> _INFORMATION SUPPLIED_:
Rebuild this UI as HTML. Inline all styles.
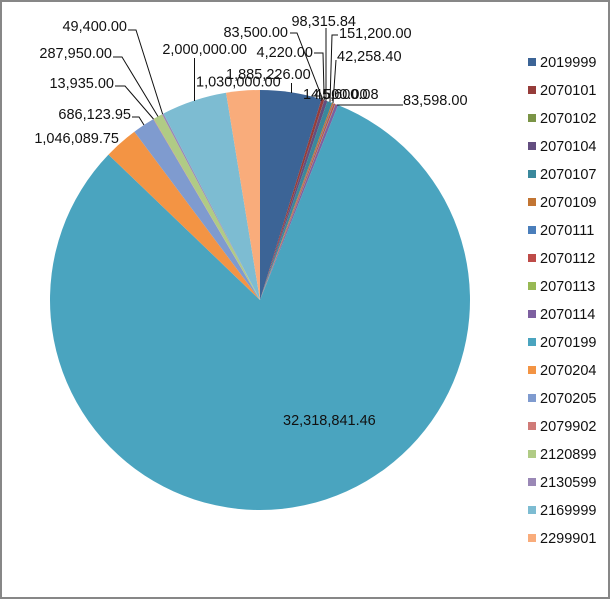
<!DOCTYPE html>
<html>
<head>
<meta charset="utf-8">
<style>
html,body{margin:0;padding:0;background:#fff;}
svg{display:block;}
text{font-family:"Liberation Sans",Arial,sans-serif;font-size:14.5px;fill:#111;}
</style>
</head>
<body>
<svg width="611" height="600" viewBox="0 0 611 600" xmlns="http://www.w3.org/2000/svg">
<rect x="0" y="0" width="611" height="600" fill="#fff"/>
<rect x="1" y="1" width="608" height="597" fill="none" stroke="#878787" stroke-width="2"/>

<!-- pie slices -->
<g>
<path d="M260,300 L260,90 A210,210 0 0 1 321.50,99.21 Z" fill="#3C6496"/>
<path d="M260,300 L321.50,99.21 A210,210 0 0 1 324.17,100.04 Z" fill="#963C3A"/>
<path d="M260,300 L324.17,100.04 A210,210 0 0 1 324.27,100.08 Z" fill="#7A9446"/>
<path d="M260,300 L324.27,100.08 A210,210 0 0 1 327.37,101.10 Z" fill="#634E80"/>
<path d="M260,300 L327.37,101.10 A210,210 0 0 1 332.10,102.77 Z" fill="#3A889C"/>
<path d="M260,300 L332.10,102.77 A210,210 0 0 1 333.41,103.24 Z" fill="#C27533"/>
<path d="M260,300 L333.41,103.24 A210,210 0 0 1 333.86,103.40 Z" fill="#4A7EBB"/>
<path d="M260,300 L333.86,103.40 A210,210 0 0 1 335.26,103.95 Z" fill="#BE4B48"/>
<path d="M260,300 L335.26,103.95 A210,210 0 0 1 335.57,104.07 Z" fill="#98B954"/>
<path d="M260,300 L335.57,104.07 A210,210 0 0 1 338.16,105.09 Z" fill="#7D60A0"/>
<path d="M260,300 L338.16,105.09 A210,210 0 1 1 108.46,154.62 Z" fill="#4AA4BF"/>
<path d="M260,300 L108.46,154.62 A210,210 0 0 1 134.38,131.71 Z" fill="#F39444"/>
<path d="M260,300 L134.38,131.71 A210,210 0 0 1 153.29,119.12 Z" fill="#7F9BCF"/>
<path d="M260,300 L153.29,119.12 A210,210 0 0 1 153.67,118.90 Z" fill="#D07B78"/>
<path d="M260,300 L153.67,118.90 A210,210 0 0 1 161.99,114.27 Z" fill="#B0CB85"/>
<path d="M260,300 L161.99,114.27 A210,210 0 0 1 163.45,113.50 Z" fill="#9A88B6"/>
<path d="M260,300 L163.45,113.50 A210,210 0 0 1 226.06,92.76 Z" fill="#7DBCD2"/>
<path d="M260,300 L226.06,92.76 A210,210 0 0 1 260,90 Z" fill="#F9AC7B"/>
</g>

<!-- leader lines -->
<g fill="none" stroke="#111" stroke-width="1">
<polyline points="128,30 136,30 162.6,114"/>
<polyline points="113,57 122,57 158,116.5"/>
<polyline points="115,86 125,86 153.5,119"/>
<polyline points="132,117 139,117 144,125"/>
<polyline points="194.5,58 194.5,101"/>
<polyline points="291.5,83 291.5,93"/>
<polyline points="290,33 297,33 322.8,99.6"/>
<polyline points="314,53 323,53 324.2,100"/>
<polyline points="326,28 326,100.6"/>
<polyline points="338,35 332,35 330,102"/>
<polyline points="336,60 333,103"/>
<polyline points="403,105 337,105"/>
</g>

<!-- data labels -->
<g>
<text x="127" y="31" text-anchor="end">49,400.00</text>
<text x="112" y="58" text-anchor="end">287,950.00</text>
<text x="114" y="88" text-anchor="end">13,935.00</text>
<text x="131" y="119" text-anchor="end">686,123.95</text>
<text x="119" y="143" text-anchor="end">1,046,089.75</text>
<text x="247" y="54" text-anchor="end">2,000,000.00</text>
<text x="196" y="86.5">1,030,000.00</text>
<text x="226" y="79">1,885,226.00</text>
<text x="288" y="37" text-anchor="end">83,500.00</text>
<text x="313" y="57" text-anchor="end">4,220.00</text>
<text x="356" y="26" text-anchor="end">98,315.84</text>
<text x="339" y="38">151,200.00</text>
<text x="337" y="61">42,258.40</text>
<text x="403" y="105">83,598.00</text>
<text x="303" y="99">14,500.00</text>
<text x="314" y="99">45,600.08</text>
<text x="283" y="425">32,318,841.46</text>
</g>

<!-- legend -->
<g>
<rect x="528" y="58" width="8" height="8" fill="#3C6496"/><text x="540" y="67">2019999</text>
<rect x="528" y="86" width="8" height="8" fill="#963C3A"/><text x="540" y="95">2070101</text>
<rect x="528" y="114" width="8" height="8" fill="#7A9446"/><text x="540" y="123">2070102</text>
<rect x="528" y="142" width="8" height="8" fill="#634E80"/><text x="540" y="151">2070104</text>
<rect x="528" y="170" width="8" height="8" fill="#3A889C"/><text x="540" y="179">2070107</text>
<rect x="528" y="198" width="8" height="8" fill="#C27533"/><text x="540" y="207">2070109</text>
<rect x="528" y="226" width="8" height="8" fill="#4A7EBB"/><text x="540" y="235">2070111</text>
<rect x="528" y="254" width="8" height="8" fill="#BE4B48"/><text x="540" y="263">2070112</text>
<rect x="528" y="282" width="8" height="8" fill="#98B954"/><text x="540" y="291">2070113</text>
<rect x="528" y="310" width="8" height="8" fill="#7D60A0"/><text x="540" y="319">2070114</text>
<rect x="528" y="338" width="8" height="8" fill="#4AA4BF"/><text x="540" y="347">2070199</text>
<rect x="528" y="366" width="8" height="8" fill="#F39444"/><text x="540" y="375">2070204</text>
<rect x="528" y="394" width="8" height="8" fill="#7F9BCF"/><text x="540" y="403">2070205</text>
<rect x="528" y="422" width="8" height="8" fill="#D07B78"/><text x="540" y="431">2079902</text>
<rect x="528" y="450" width="8" height="8" fill="#B0CB85"/><text x="540" y="459">2120899</text>
<rect x="528" y="478" width="8" height="8" fill="#9A88B6"/><text x="540" y="487">2130599</text>
<rect x="528" y="506" width="8" height="8" fill="#7DBCD2"/><text x="540" y="515">2169999</text>
<rect x="528" y="534" width="8" height="8" fill="#F9AC7B"/><text x="540" y="543">2299901</text>
</g>
</svg>
</body>
</html>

> _PROMPT_: Print out the whole of the material word for word, without pictures.

> _RESULT FOR THIS TASK_:
Rebuild this UI as HTML. Inline all styles.
<!DOCTYPE html>
<html>
<head>
<meta charset="utf-8">
<style>
html,body{margin:0;padding:0;background:#fff;}
svg{display:block;}
text{font-family:"Liberation Sans",Arial,sans-serif;font-size:14.5px;fill:#111;}
</style>
</head>
<body>
<svg width="611" height="600" viewBox="0 0 611 600" xmlns="http://www.w3.org/2000/svg">
<rect x="0" y="0" width="611" height="600" fill="#fff"/>
<rect x="1" y="1" width="608" height="597" fill="none" stroke="#878787" stroke-width="2"/>

<!-- pie slices -->
<g>
<path d="M260,300 L260,90 A210,210 0 0 1 321.50,99.21 Z" fill="#3C6496"/>
<path d="M260,300 L321.50,99.21 A210,210 0 0 1 324.17,100.04 Z" fill="#963C3A"/>
<path d="M260,300 L324.17,100.04 A210,210 0 0 1 324.27,100.08 Z" fill="#7A9446"/>
<path d="M260,300 L324.27,100.08 A210,210 0 0 1 327.37,101.10 Z" fill="#634E80"/>
<path d="M260,300 L327.37,101.10 A210,210 0 0 1 332.10,102.77 Z" fill="#3A889C"/>
<path d="M260,300 L332.10,102.77 A210,210 0 0 1 333.41,103.24 Z" fill="#C27533"/>
<path d="M260,300 L333.41,103.24 A210,210 0 0 1 333.86,103.40 Z" fill="#4A7EBB"/>
<path d="M260,300 L333.86,103.40 A210,210 0 0 1 335.26,103.95 Z" fill="#BE4B48"/>
<path d="M260,300 L335.26,103.95 A210,210 0 0 1 335.57,104.07 Z" fill="#98B954"/>
<path d="M260,300 L335.57,104.07 A210,210 0 0 1 338.16,105.09 Z" fill="#7D60A0"/>
<path d="M260,300 L338.16,105.09 A210,210 0 1 1 108.46,154.62 Z" fill="#4AA4BF"/>
<path d="M260,300 L108.46,154.62 A210,210 0 0 1 134.38,131.71 Z" fill="#F39444"/>
<path d="M260,300 L134.38,131.71 A210,210 0 0 1 153.29,119.12 Z" fill="#7F9BCF"/>
<path d="M260,300 L153.29,119.12 A210,210 0 0 1 153.67,118.90 Z" fill="#D07B78"/>
<path d="M260,300 L153.67,118.90 A210,210 0 0 1 161.99,114.27 Z" fill="#B0CB85"/>
<path d="M260,300 L161.99,114.27 A210,210 0 0 1 163.45,113.50 Z" fill="#9A88B6"/>
<path d="M260,300 L163.45,113.50 A210,210 0 0 1 226.06,92.76 Z" fill="#7DBCD2"/>
<path d="M260,300 L226.06,92.76 A210,210 0 0 1 260,90 Z" fill="#F9AC7B"/>
</g>

<!-- leader lines -->
<g fill="none" stroke="#111" stroke-width="1">
<polyline points="128,30 136,30 162.6,114"/>
<polyline points="113,57 122,57 158,116.5"/>
<polyline points="115,86 125,86 153.5,119"/>
<polyline points="132,117 139,117 144,125"/>
<polyline points="194.5,58 194.5,101"/>
<polyline points="291.5,83 291.5,93"/>
<polyline points="290,33 297,33 322.8,99.6"/>
<polyline points="314,53 323,53 324.2,100"/>
<polyline points="326,28 326,100.6"/>
<polyline points="338,35 332,35 330,102"/>
<polyline points="336,60 333,103"/>
<polyline points="403,105 337,105"/>
</g>

<!-- data labels -->
<g>
<text x="127" y="31" text-anchor="end">49,400.00</text>
<text x="112" y="58" text-anchor="end">287,950.00</text>
<text x="114" y="88" text-anchor="end">13,935.00</text>
<text x="131" y="119" text-anchor="end">686,123.95</text>
<text x="119" y="143" text-anchor="end">1,046,089.75</text>
<text x="247" y="54" text-anchor="end">2,000,000.00</text>
<text x="196" y="86.5">1,030,000.00</text>
<text x="226" y="79">1,885,226.00</text>
<text x="288" y="37" text-anchor="end">83,500.00</text>
<text x="313" y="57" text-anchor="end">4,220.00</text>
<text x="356" y="26" text-anchor="end">98,315.84</text>
<text x="339" y="38">151,200.00</text>
<text x="337" y="61">42,258.40</text>
<text x="403" y="105">83,598.00</text>
<text x="303" y="99">14,500.00</text>
<text x="314" y="99">45,600.08</text>
<text x="283" y="425">32,318,841.46</text>
</g>

<!-- legend -->
<g>
<rect x="528" y="58" width="8" height="8" fill="#3C6496"/><text x="540" y="67">2019999</text>
<rect x="528" y="86" width="8" height="8" fill="#963C3A"/><text x="540" y="95">2070101</text>
<rect x="528" y="114" width="8" height="8" fill="#7A9446"/><text x="540" y="123">2070102</text>
<rect x="528" y="142" width="8" height="8" fill="#634E80"/><text x="540" y="151">2070104</text>
<rect x="528" y="170" width="8" height="8" fill="#3A889C"/><text x="540" y="179">2070107</text>
<rect x="528" y="198" width="8" height="8" fill="#C27533"/><text x="540" y="207">2070109</text>
<rect x="528" y="226" width="8" height="8" fill="#4A7EBB"/><text x="540" y="235">2070111</text>
<rect x="528" y="254" width="8" height="8" fill="#BE4B48"/><text x="540" y="263">2070112</text>
<rect x="528" y="282" width="8" height="8" fill="#98B954"/><text x="540" y="291">2070113</text>
<rect x="528" y="310" width="8" height="8" fill="#7D60A0"/><text x="540" y="319">2070114</text>
<rect x="528" y="338" width="8" height="8" fill="#4AA4BF"/><text x="540" y="347">2070199</text>
<rect x="528" y="366" width="8" height="8" fill="#F39444"/><text x="540" y="375">2070204</text>
<rect x="528" y="394" width="8" height="8" fill="#7F9BCF"/><text x="540" y="403">2070205</text>
<rect x="528" y="422" width="8" height="8" fill="#D07B78"/><text x="540" y="431">2079902</text>
<rect x="528" y="450" width="8" height="8" fill="#B0CB85"/><text x="540" y="459">2120899</text>
<rect x="528" y="478" width="8" height="8" fill="#9A88B6"/><text x="540" y="487">2130599</text>
<rect x="528" y="506" width="8" height="8" fill="#7DBCD2"/><text x="540" y="515">2169999</text>
<rect x="528" y="534" width="8" height="8" fill="#F9AC7B"/><text x="540" y="543">2299901</text>
</g>
</svg>
</body>
</html>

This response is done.